Is hydropower automatically Taxonomy-aligned?

No. Hydropower is principally eligible under EU Taxonomy Climate Change Mitigation criteria, but alignment requires meeting Do No Significant Harm (DNSH) thresholds for biodiversity, water ecosystems, and other environmental objectives. Assets without documented hydromorphology assessments, minimum flow evidence, or fish migration infrastructure may fail DNSH review and be classified as non-aligned.

What is the difference between SFDR Article 8 and Article 9 for hydropower?

Article 8 funds promote environmental characteristics and are easier to establish; Article 9 funds pursue sustainable investment as their primary objective and require a higher proportion of Taxonomy-aligned holdings. Article 9 carries greater marketing value and attracts ESG-mandated capital, but demands more rigorous documentation and PAI monitoring. For UHNWI investors, the choice depends on portfolio structure and co-investment strategy.

What DNSH requirements apply to hydropower?

Hydropower must demonstrate: (1) hydromorphology assessment showing river morphology is not significantly harmed; (2) minimum flow documentation proving adequate downstream discharge; (3) fish migration infrastructure or equivalent mitigation. These are not optional; they are regulatory prerequisites for Taxonomy alignment and institutional capital access.

How does PAI reporting work for hydropower investments?

SFDR requires funds to monitor and disclose Principal Adverse Impacts across multiple indicators. Hydropower performs well on greenhouse gas metrics but must transparently report water quality, biodiversity, and social impacts. Rigorous PAI data supports institutional co-investment and premium valuations; poor documentation creates capital cost penalties.

What is the EU Nature Restoration Law and how does it affect hydropower?

The EU Nature Restoration Law (2024) introduces new obligations for water ecosystem restoration. Its specific application to existing hydropower facilities is not yet publicly detailed, but the direction is clear: regulators will demand higher standards for river connectivity and habitat restoration. Investors should budget for potential compliance costs and monitor regulatory guidance.

Can UHNWI investors hold hydropower assets directly, or must they use funds?

Direct ownership is possible and offers tax efficiency and regulatory clarity. However, direct ownership requires operational expertise and ongoing environmental compliance management. UHNWI investors should evaluate whether in-house capability or third-party operational partnerships are required to maintain DNSH documentation and PAI reporting obligations.

What financing risks should UHNWI investors anticipate?

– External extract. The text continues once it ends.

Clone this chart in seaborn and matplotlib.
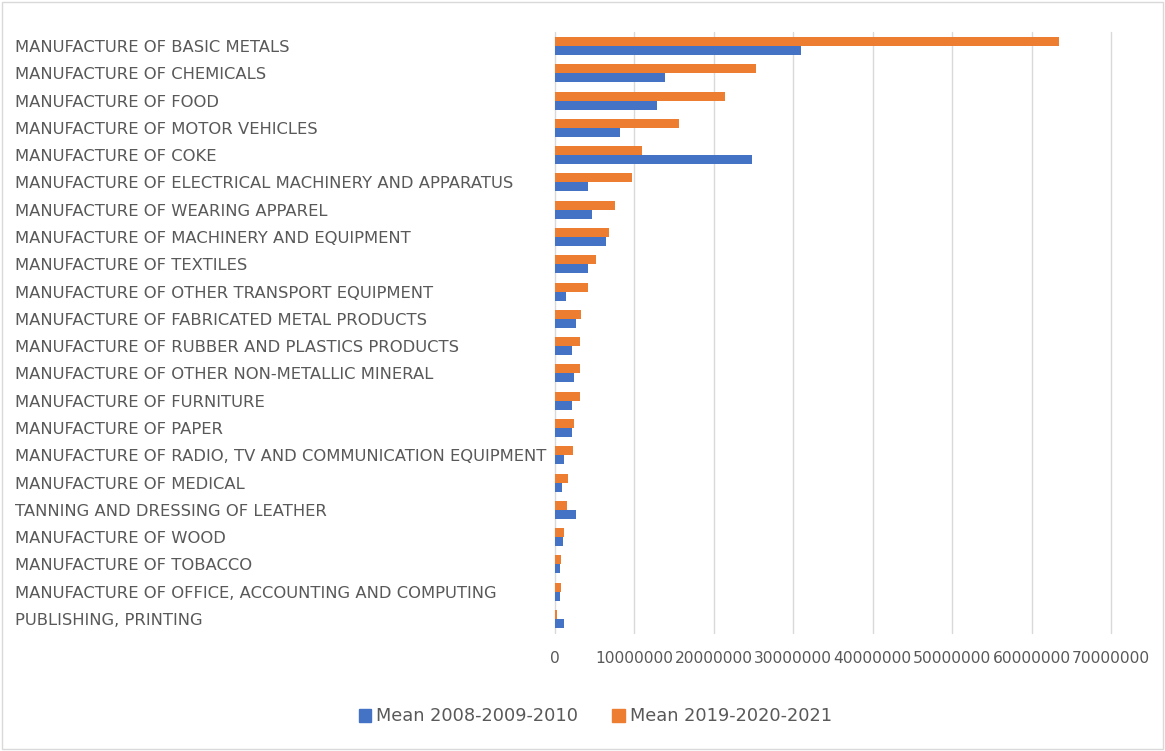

Banks increasingly require SFDR Article 8 or 9 classification as a lending condition. Taxonomy-aligned assets access lower cost of capital; non-compliant assets face refinancing risk. As ESG standards tighten, lenders may impose stricter conditions or exit non-compliant portfolios. Investors should evaluate refinancing risk over the asset holding period.

Is this content legal or investment advice?

No. This content is informational only and does not constitute legal, tax, or investment advice. ESG classifications, Taxonomy alignment, and SFDR compliance require specialized legal and technical review tailored to specific assets, jurisdictions, and investment structures. Investors must engage qualified legal counsel and environmental consultants before making investment decisions.